→ Task to complete
Without the pictures, print the lines running from the beginning of the material to the line containing "Serif, 'Times New", both ends included.
==============================
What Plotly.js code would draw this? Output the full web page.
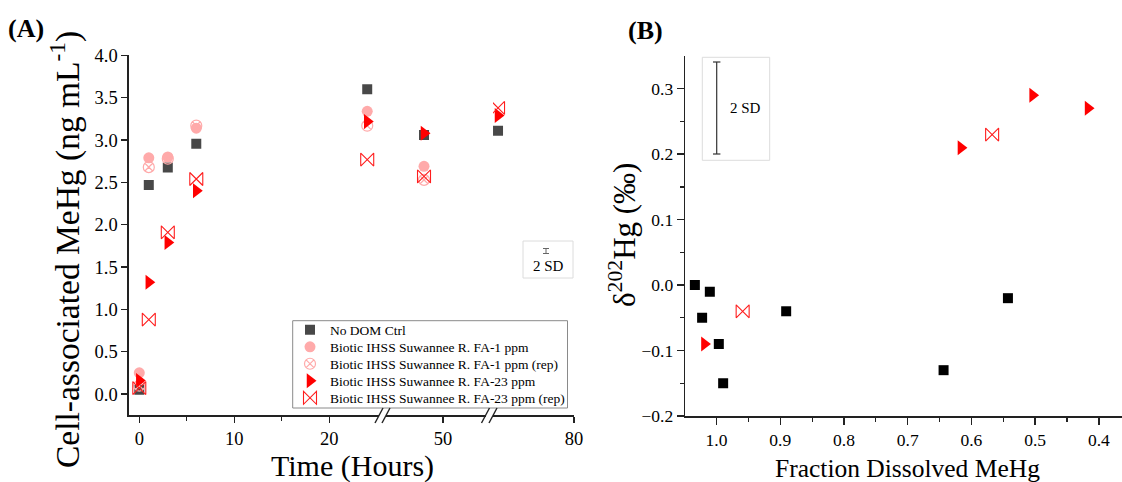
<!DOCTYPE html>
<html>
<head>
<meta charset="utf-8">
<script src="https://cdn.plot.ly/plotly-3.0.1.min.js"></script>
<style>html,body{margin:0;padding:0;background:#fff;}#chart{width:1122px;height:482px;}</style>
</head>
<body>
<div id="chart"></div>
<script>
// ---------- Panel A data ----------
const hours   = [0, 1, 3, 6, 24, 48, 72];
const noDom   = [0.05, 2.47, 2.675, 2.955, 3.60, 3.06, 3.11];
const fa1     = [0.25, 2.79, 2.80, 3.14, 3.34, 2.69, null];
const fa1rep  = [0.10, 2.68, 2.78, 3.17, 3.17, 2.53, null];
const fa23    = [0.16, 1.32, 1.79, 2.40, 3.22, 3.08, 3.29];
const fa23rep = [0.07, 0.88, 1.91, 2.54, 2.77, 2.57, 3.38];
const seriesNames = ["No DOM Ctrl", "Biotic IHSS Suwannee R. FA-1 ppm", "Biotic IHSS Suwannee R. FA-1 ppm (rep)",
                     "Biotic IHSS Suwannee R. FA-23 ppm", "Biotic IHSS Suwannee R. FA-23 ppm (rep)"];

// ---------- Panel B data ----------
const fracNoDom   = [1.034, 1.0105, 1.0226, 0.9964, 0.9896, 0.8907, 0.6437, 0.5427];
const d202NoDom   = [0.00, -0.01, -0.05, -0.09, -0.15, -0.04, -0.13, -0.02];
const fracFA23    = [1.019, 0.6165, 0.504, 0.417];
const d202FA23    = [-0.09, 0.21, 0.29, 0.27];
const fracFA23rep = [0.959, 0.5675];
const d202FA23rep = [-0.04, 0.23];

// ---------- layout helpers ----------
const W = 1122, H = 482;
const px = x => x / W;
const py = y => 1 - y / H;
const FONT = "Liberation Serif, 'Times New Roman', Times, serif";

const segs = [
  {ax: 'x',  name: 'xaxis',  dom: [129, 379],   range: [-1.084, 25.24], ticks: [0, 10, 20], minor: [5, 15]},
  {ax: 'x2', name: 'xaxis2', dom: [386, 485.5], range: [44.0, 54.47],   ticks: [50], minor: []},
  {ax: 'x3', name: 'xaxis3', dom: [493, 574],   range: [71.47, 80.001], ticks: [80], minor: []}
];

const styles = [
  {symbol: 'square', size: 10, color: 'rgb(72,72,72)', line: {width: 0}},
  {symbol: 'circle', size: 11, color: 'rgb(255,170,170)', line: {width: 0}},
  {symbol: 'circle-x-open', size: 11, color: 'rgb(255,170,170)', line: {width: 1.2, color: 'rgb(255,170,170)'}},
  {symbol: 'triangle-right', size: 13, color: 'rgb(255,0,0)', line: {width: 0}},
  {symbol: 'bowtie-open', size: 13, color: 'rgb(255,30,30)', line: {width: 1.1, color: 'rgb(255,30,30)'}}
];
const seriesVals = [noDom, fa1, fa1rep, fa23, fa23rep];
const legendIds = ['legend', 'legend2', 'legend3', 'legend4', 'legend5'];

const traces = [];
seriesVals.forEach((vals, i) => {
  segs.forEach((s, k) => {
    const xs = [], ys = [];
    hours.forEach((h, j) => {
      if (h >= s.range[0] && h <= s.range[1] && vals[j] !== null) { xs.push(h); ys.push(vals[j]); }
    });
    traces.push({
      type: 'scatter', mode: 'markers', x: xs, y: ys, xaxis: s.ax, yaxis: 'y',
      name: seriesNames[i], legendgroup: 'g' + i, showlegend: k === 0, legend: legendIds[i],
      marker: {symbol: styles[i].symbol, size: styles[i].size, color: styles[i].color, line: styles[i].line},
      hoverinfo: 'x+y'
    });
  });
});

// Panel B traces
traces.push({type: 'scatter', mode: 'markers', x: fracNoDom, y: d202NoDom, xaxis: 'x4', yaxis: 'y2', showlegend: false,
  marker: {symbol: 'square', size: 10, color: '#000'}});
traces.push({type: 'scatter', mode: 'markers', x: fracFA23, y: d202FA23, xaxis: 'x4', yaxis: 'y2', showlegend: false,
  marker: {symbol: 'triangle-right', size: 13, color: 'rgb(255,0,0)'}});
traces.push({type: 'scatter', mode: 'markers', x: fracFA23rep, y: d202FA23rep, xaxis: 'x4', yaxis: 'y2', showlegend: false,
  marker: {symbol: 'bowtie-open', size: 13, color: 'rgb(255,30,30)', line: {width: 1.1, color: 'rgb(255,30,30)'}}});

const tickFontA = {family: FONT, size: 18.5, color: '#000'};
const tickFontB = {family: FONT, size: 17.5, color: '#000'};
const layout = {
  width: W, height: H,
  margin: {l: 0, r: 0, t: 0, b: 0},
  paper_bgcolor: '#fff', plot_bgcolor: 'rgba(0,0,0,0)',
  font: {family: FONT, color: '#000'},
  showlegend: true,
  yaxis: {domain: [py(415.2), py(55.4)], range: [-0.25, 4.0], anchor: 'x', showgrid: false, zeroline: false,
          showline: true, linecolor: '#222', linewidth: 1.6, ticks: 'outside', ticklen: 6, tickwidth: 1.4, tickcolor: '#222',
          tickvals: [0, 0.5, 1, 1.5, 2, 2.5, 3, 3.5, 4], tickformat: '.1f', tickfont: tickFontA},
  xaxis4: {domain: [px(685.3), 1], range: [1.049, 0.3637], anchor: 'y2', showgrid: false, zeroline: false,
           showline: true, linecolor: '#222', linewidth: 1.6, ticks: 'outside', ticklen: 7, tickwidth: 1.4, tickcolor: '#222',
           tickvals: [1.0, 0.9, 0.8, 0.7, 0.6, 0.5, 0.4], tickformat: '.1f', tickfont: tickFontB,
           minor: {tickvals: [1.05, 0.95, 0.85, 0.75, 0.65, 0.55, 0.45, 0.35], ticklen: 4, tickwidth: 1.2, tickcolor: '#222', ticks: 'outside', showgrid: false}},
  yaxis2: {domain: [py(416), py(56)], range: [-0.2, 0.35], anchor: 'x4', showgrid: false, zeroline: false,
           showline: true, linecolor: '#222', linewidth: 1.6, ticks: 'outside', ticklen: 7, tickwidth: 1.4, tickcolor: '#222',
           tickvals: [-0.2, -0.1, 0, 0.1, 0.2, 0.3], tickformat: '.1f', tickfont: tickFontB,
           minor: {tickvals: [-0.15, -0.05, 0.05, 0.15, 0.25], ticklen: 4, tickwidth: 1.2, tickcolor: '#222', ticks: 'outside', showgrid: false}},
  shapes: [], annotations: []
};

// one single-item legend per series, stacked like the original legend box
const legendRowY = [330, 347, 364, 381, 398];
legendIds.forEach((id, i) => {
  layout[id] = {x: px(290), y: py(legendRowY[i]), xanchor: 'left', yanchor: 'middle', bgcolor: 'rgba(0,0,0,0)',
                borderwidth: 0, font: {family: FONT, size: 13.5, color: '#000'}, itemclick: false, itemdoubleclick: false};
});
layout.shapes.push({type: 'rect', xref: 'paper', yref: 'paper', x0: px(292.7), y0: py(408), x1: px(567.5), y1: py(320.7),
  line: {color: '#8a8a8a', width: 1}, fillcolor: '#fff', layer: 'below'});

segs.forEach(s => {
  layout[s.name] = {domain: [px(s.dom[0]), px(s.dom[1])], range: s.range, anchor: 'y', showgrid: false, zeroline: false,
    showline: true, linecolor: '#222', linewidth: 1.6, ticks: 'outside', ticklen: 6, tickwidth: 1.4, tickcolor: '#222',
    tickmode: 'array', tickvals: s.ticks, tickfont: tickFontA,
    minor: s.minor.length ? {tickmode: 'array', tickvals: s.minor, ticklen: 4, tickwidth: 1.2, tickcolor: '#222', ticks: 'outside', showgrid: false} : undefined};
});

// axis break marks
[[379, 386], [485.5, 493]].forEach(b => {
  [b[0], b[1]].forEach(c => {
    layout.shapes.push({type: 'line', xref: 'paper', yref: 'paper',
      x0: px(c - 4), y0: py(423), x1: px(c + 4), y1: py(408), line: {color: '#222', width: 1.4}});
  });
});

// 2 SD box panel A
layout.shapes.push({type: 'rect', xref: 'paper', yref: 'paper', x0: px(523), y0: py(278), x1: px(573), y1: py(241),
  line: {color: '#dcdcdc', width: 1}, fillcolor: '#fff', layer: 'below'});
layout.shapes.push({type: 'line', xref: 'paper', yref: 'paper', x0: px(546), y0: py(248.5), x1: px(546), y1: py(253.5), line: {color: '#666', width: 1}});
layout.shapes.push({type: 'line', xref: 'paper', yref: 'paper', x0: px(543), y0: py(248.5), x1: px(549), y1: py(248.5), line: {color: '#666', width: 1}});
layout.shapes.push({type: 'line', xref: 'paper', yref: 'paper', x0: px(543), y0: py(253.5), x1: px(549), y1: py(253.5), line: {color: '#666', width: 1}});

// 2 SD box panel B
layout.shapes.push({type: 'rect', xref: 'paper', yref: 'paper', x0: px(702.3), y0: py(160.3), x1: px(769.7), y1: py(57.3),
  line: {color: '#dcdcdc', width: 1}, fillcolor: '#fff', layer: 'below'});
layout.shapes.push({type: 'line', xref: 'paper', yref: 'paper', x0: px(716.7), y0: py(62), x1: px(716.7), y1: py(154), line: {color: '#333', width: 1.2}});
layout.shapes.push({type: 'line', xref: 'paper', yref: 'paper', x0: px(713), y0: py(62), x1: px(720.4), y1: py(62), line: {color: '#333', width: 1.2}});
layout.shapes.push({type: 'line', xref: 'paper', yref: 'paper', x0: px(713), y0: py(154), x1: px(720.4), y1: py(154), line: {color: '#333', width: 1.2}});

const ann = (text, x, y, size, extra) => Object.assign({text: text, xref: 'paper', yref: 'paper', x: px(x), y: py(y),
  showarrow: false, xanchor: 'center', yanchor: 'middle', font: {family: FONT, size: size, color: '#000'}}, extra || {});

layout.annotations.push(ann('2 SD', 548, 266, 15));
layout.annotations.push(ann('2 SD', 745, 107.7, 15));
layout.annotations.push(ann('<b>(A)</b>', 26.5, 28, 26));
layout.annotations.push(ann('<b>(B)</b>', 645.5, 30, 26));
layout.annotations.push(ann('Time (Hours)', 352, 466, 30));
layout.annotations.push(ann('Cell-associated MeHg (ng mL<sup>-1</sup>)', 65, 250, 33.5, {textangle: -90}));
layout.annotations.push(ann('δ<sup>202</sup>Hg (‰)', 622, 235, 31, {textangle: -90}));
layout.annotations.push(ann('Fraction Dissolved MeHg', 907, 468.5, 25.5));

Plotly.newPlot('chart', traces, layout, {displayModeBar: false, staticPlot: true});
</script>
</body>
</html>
==============================
→ Correct response
What Plotly.js code would draw this? Output the full web page.
<!DOCTYPE html>
<html>
<head>
<meta charset="utf-8">
<script src="https://cdn.plot.ly/plotly-3.0.1.min.js"></script>
<style>html,body{margin:0;padding:0;background:#fff;}#chart{width:1122px;height:482px;}</style>
</head>
<body>
<div id="chart"></div>
<script>
// ---------- Panel A data ----------
const hours   = [0, 1, 3, 6, 24, 48, 72];
const noDom   = [0.05, 2.47, 2.675, 2.955, 3.60, 3.06, 3.11];
const fa1     = [0.25, 2.79, 2.80, 3.14, 3.34, 2.69, null];
const fa1rep  = [0.10, 2.68, 2.78, 3.17, 3.17, 2.53, null];
const fa23    = [0.16, 1.32, 1.79, 2.40, 3.22, 3.08, 3.29];
const fa23rep = [0.07, 0.88, 1.91, 2.54, 2.77, 2.57, 3.38];
const seriesNames = ["No DOM Ctrl", "Biotic IHSS Suwannee R. FA-1 ppm", "Biotic IHSS Suwannee R. FA-1 ppm (rep)",
                     "Biotic IHSS Suwannee R. FA-23 ppm", "Biotic IHSS Suwannee R. FA-23 ppm (rep)"];

// ---------- Panel B data ----------
const fracNoDom   = [1.034, 1.0105, 1.0226, 0.9964, 0.9896, 0.8907, 0.6437, 0.5427];
const d202NoDom   = [0.00, -0.01, -0.05, -0.09, -0.15, -0.04, -0.13, -0.02];
const fracFA23    = [1.019, 0.6165, 0.504, 0.417];
const d202FA23    = [-0.09, 0.21, 0.29, 0.27];
const fracFA23rep = [0.959, 0.5675];
const d202FA23rep = [-0.04, 0.23];

// ---------- layout helpers ----------
const W = 1122, H = 482;
const px = x => x / W;
const py = y => 1 - y / H;
const FONT = "Liberation Serif, 'Times New Roman', Times, serif";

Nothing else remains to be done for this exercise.